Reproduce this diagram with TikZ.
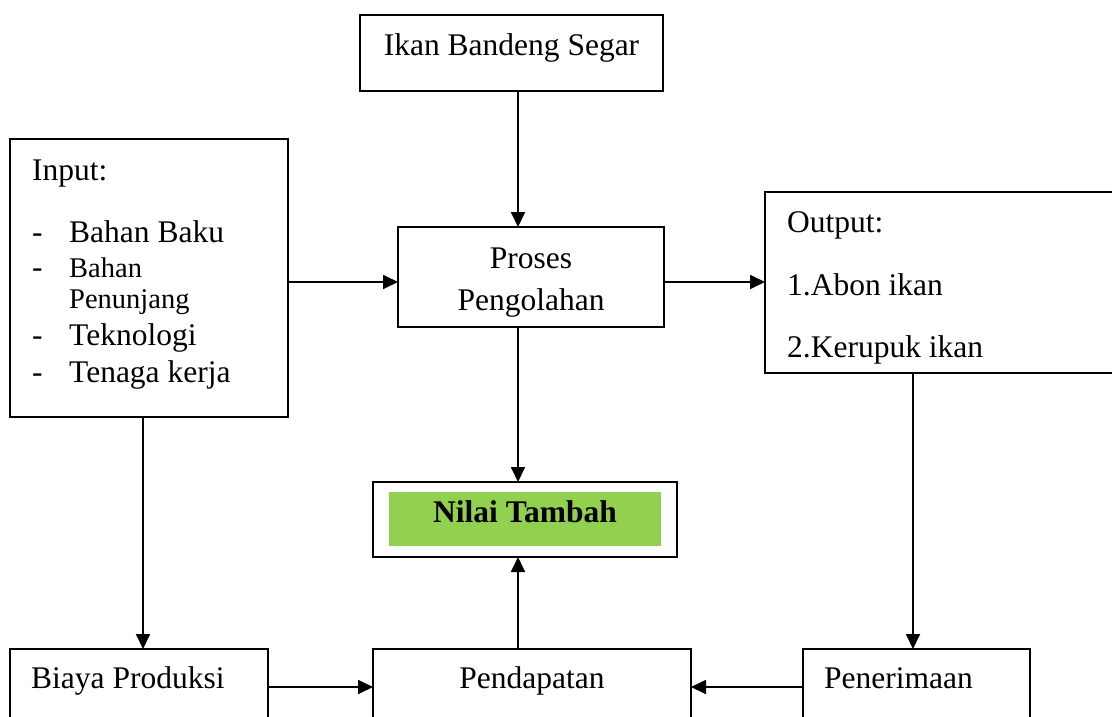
\documentclass[tikz,border=0pt]{standalone}
\usepackage{fontspec}
\setmainfont{Liberation Serif}
\usetikzlibrary{arrows.meta}
\definecolor{nilaigreen}{HTML}{92D050}
\begin{document}
\begin{tikzpicture}[x=1pt,y=-1pt,
  box/.style={draw, line width=1.8pt, rectangle, inner sep=0pt, outer sep=0pt},
  arr/.style={line width=1.8pt, -{Triangle[length=15pt,width=14pt]}},
  txt/.style={inner sep=0pt, font=\fontsize{31.5}{36}\selectfont},
  smalltxt/.style={inner sep=0pt, font=\fontsize{28.5}{33}\selectfont},
  boldtxt/.style={inner sep=0pt, font=\fontsize{31.5}{36}\selectfont\bfseries}]
\useasboundingbox (0,0) rectangle (1112,716);
\clip (0,0) rectangle (1112,716);
\coordinate (axis) at (518,0);
% boxes
\node[box, minimum width=303pt, minimum height=76pt] (ikan) at (511.5,53) {};
\node[box, minimum width=278pt, minimum height=278pt] (input) at (149,278) {};
\node[box, minimum width=266pt, minimum height=100pt] (proses) at (531,277) {};
\node[box, minimum width=348pt, minimum height=181pt] (output) at (939,282.5) {};
\node[box, minimum width=304pt, minimum height=75pt] (nilai) at (525,519.5) {};
\fill[nilaigreen] (389,492) rectangle (661,546);
\node[box, minimum width=258pt, minimum height=120pt] (biaya) at (139,709) {};
\node[box, minimum width=318pt, minimum height=120pt] (pendapatan) at (532,709) {};
\node[box, minimum width=227pt, minimum height=120pt] (penerimaan) at (916.5,709) {};
% texts
\node[txt, anchor=base] (tikan) at (511.5,55) {Ikan Bandeng Segar};
\node[txt, anchor=base west] (tin) at (32,180) {Input:};
\node[txt, anchor=base west] (d1) at (32,242) {-};
\node[txt, anchor=base west] (t1) at (69,242) {Bahan Baku};
\node[txt, anchor=base west] (d2) at (32,277) {-};
\node[smalltxt, anchor=base west] (t2) at (69,277) {Bahan};
\node[smalltxt, anchor=base west] (t2b) at (69,308) {Penunjang};
\node[txt, anchor=base west] (d3) at (32,345) {-};
\node[txt, anchor=base west] (t3) at (69,345) {Teknologi};
\node[txt, anchor=base west] (d4) at (32,382) {-};
\node[txt, anchor=base west] (t4) at (69,382) {Tenaga kerja};
\node[txt, anchor=base] (tp1) at (531,268) {Proses};
\node[txt, anchor=base] (tp2) at (531,310) {Pengolahan};
\node[txt, anchor=base west] (tout) at (787,232) {Output:};
\node[txt, anchor=base west] (to1) at (787,295) {1.Abon ikan};
\node[txt, anchor=base west] (to2) at (787,357) {2.Kerupuk ikan};
\node[boldtxt, anchor=base] (tnilai) at (525,522) {Nilai Tambah};
\node[txt, anchor=base west] (tbiaya) at (31,688) {Biaya Produksi};
\node[txt, anchor=base] (tpend) at (532,688) {Pendapatan};
\node[txt, anchor=base west] (tpen) at (824,688) {Penerimaan};
% connectors
\coordinate (yarr) at (0,282);
\coordinate (ybot) at (0,687);
\draw[arr] (ikan.south -| axis) -- (proses.north -| axis);
\draw[arr] (input.east |- yarr) -- (proses.west |- yarr);
\draw[arr] (proses.east |- yarr) -- (output.west |- yarr);
\draw[arr] (proses.south -| axis) -- (nilai.north -| axis);
\draw[arr] (pendapatan.north -| axis) -- (nilai.south -| axis);
\coordinate (xin) at (143,0);
\draw[arr] (input.south -| xin) -- (biaya.north -| xin);
\coordinate (xout) at (913,0);
\draw[arr] (output.south -| xout) -- (penerimaan.north -| xout);
\draw[arr] (biaya.east |- ybot) -- (pendapatan.west |- ybot);
\draw[arr] (penerimaan.west |- ybot) -- (pendapatan.east |- ybot);
\end{tikzpicture}
\end{document}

◇ ◇ ◇ ◇

** EXERCISE INSTRUCTIONS **
Without the images, write out each line of the data verbatim.

** RESULT **
Reproduce this diagram with TikZ.
\documentclass[tikz,border=0pt]{standalone}
\usepackage{fontspec}
\setmainfont{Liberation Serif}
\usetikzlibrary{arrows.meta}
\definecolor{nilaigreen}{HTML}{92D050}
\begin{document}
\begin{tikzpicture}[x=1pt,y=-1pt,
  box/.style={draw, line width=1.8pt, rectangle, inner sep=0pt, outer sep=0pt},
  arr/.style={line width=1.8pt, -{Triangle[length=15pt,width=14pt]}},
  txt/.style={inner sep=0pt, font=\fontsize{31.5}{36}\selectfont},
  smalltxt/.style={inner sep=0pt, font=\fontsize{28.5}{33}\selectfont},
  boldtxt/.style={inner sep=0pt, font=\fontsize{31.5}{36}\selectfont\bfseries}]
\useasboundingbox (0,0) rectangle (1112,716);
\clip (0,0) rectangle (1112,716);
\coordinate (axis) at (518,0);
% boxes
\node[box, minimum width=303pt, minimum height=76pt] (ikan) at (511.5,53) {};
\node[box, minimum width=278pt, minimum height=278pt] (input) at (149,278) {};
\node[box, minimum width=266pt, minimum height=100pt] (proses) at (531,277) {};
\node[box, minimum width=348pt, minimum height=181pt] (output) at (939,282.5) {};
\node[box, minimum width=304pt, minimum height=75pt] (nilai) at (525,519.5) {};
\fill[nilaigreen] (389,492) rectangle (661,546);
\node[box, minimum width=258pt, minimum height=120pt] (biaya) at (139,709) {};
\node[box, minimum width=318pt, minimum height=120pt] (pendapatan) at (532,709) {};
\node[box, minimum width=227pt, minimum height=120pt] (penerimaan) at (916.5,709) {};
% texts
\node[txt, anchor=base] (tikan) at (511.5,55) {Ikan Bandeng Segar};
\node[txt, anchor=base west] (tin) at (32,180) {Input:};
\node[txt, anchor=base west] (d1) at (32,242) {-};
\node[txt, anchor=base west] (t1) at (69,242) {Bahan Baku};
\node[txt, anchor=base west] (d2) at (32,277) {-};
\node[smalltxt, anchor=base west] (t2) at (69,277) {Bahan};
\node[smalltxt, anchor=base west] (t2b) at (69,308) {Penunjang};
\node[txt, anchor=base west] (d3) at (32,345) {-};
\node[txt, anchor=base west] (t3) at (69,345) {Teknologi};
\node[txt, anchor=base west] (d4) at (32,382) {-};
\node[txt, anchor=base west] (t4) at (69,382) {Tenaga kerja};
\node[txt, anchor=base] (tp1) at (531,268) {Proses};
\node[txt, anchor=base] (tp2) at (531,310) {Pengolahan};
\node[txt, anchor=base west] (tout) at (787,232) {Output:};
\node[txt, anchor=base west] (to1) at (787,295) {1.Abon ikan};
\node[txt, anchor=base west] (to2) at (787,357) {2.Kerupuk ikan};
\node[boldtxt, anchor=base] (tnilai) at (525,522) {Nilai Tambah};
\node[txt, anchor=base west] (tbiaya) at (31,688) {Biaya Produksi};
\node[txt, anchor=base] (tpend) at (532,688) {Pendapatan};
\node[txt, anchor=base west] (tpen) at (824,688) {Penerimaan};
% connectors
\coordinate (yarr) at (0,282);
\coordinate (ybot) at (0,687);
\draw[arr] (ikan.south -| axis) -- (proses.north -| axis);
\draw[arr] (input.east |- yarr) -- (proses.west |- yarr);
\draw[arr] (proses.east |- yarr) -- (output.west |- yarr);
\draw[arr] (proses.south -| axis) -- (nilai.north -| axis);
\draw[arr] (pendapatan.north -| axis) -- (nilai.south -| axis);
\coordinate (xin) at (143,0);
\draw[arr] (input.south -| xin) -- (biaya.north -| xin);
\coordinate (xout) at (913,0);
\draw[arr] (output.south -| xout) -- (penerimaan.north -| xout);
\draw[arr] (biaya.east |- ybot) -- (pendapatan.west |- ybot);
\draw[arr] (penerimaan.west |- ybot) -- (pendapatan.east |- ybot);
\end{tikzpicture}
\end{document}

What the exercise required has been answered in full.